■ **INSTRUCTION**
Output solely the number of lines containing the string "What".

■ **INPUT**

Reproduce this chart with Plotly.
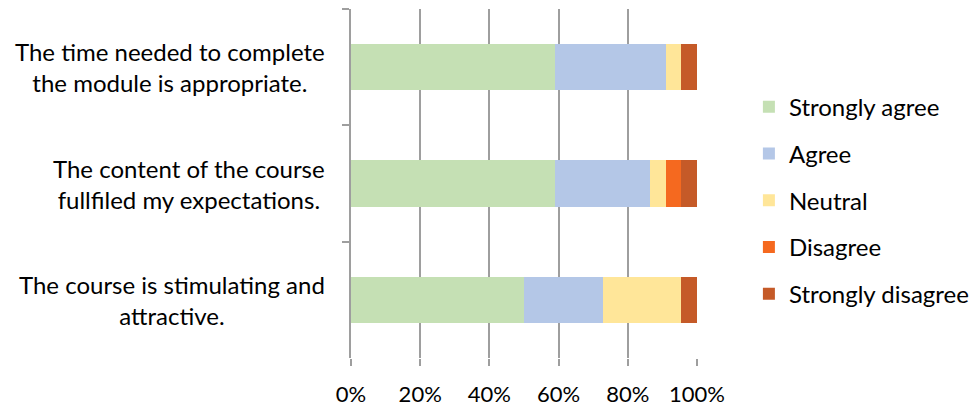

* * *

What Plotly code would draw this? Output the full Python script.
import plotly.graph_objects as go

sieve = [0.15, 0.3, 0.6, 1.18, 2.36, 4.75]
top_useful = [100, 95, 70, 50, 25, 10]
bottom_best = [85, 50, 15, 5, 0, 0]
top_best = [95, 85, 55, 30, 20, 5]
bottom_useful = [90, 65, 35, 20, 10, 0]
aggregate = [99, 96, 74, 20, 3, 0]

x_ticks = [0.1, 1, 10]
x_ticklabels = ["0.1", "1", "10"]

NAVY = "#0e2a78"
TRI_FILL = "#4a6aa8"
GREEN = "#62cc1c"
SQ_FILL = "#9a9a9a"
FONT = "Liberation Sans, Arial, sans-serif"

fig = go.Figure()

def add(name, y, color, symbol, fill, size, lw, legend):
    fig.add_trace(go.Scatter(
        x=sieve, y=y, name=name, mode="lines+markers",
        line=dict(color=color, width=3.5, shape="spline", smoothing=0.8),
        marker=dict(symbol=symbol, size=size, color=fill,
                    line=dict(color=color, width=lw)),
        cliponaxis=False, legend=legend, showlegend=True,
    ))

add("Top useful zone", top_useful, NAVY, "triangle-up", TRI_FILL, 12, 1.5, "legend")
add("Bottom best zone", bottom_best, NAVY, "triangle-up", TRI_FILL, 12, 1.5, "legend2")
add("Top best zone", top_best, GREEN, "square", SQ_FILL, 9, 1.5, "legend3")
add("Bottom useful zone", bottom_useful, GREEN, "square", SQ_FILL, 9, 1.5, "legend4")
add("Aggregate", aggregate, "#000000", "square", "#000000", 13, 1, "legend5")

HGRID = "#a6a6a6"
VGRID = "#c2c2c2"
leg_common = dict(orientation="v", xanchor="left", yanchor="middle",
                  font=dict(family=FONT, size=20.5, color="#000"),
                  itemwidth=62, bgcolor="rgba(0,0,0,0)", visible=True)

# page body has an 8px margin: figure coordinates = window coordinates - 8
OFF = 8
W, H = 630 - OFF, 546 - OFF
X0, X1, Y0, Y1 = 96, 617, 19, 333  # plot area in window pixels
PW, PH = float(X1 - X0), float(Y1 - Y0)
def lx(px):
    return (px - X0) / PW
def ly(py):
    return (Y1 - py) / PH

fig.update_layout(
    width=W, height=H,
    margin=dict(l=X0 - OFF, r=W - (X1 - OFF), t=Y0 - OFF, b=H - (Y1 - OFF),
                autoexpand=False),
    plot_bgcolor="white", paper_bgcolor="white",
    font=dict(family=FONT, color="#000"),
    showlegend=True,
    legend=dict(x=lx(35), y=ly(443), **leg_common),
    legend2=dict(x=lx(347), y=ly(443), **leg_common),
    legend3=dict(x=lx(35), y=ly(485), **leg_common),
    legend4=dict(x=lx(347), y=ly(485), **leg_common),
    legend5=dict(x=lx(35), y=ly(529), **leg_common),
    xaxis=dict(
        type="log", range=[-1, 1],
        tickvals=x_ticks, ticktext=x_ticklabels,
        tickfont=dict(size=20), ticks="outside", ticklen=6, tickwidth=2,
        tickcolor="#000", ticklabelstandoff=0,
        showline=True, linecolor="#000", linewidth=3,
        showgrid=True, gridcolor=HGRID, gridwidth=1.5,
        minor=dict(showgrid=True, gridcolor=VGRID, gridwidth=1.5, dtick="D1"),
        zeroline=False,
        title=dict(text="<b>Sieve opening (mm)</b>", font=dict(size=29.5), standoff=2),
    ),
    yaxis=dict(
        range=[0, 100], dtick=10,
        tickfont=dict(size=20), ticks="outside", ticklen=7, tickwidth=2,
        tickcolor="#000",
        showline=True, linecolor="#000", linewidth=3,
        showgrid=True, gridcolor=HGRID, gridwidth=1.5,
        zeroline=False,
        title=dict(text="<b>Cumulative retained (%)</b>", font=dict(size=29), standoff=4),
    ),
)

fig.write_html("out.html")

--

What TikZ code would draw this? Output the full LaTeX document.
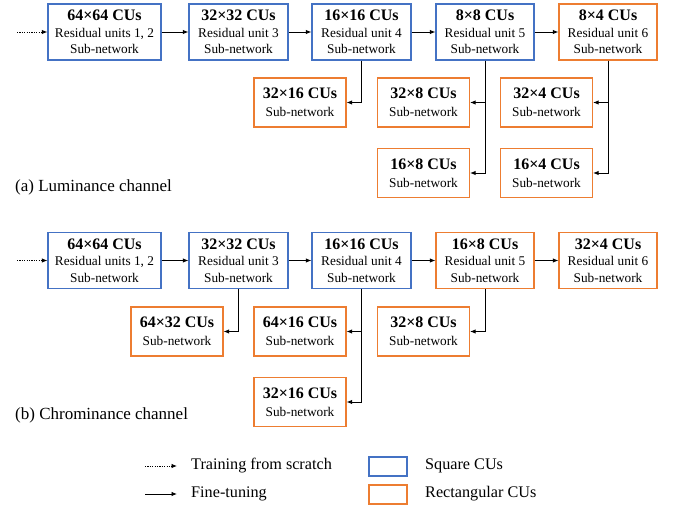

■ **COMPLETE ANSWER**
2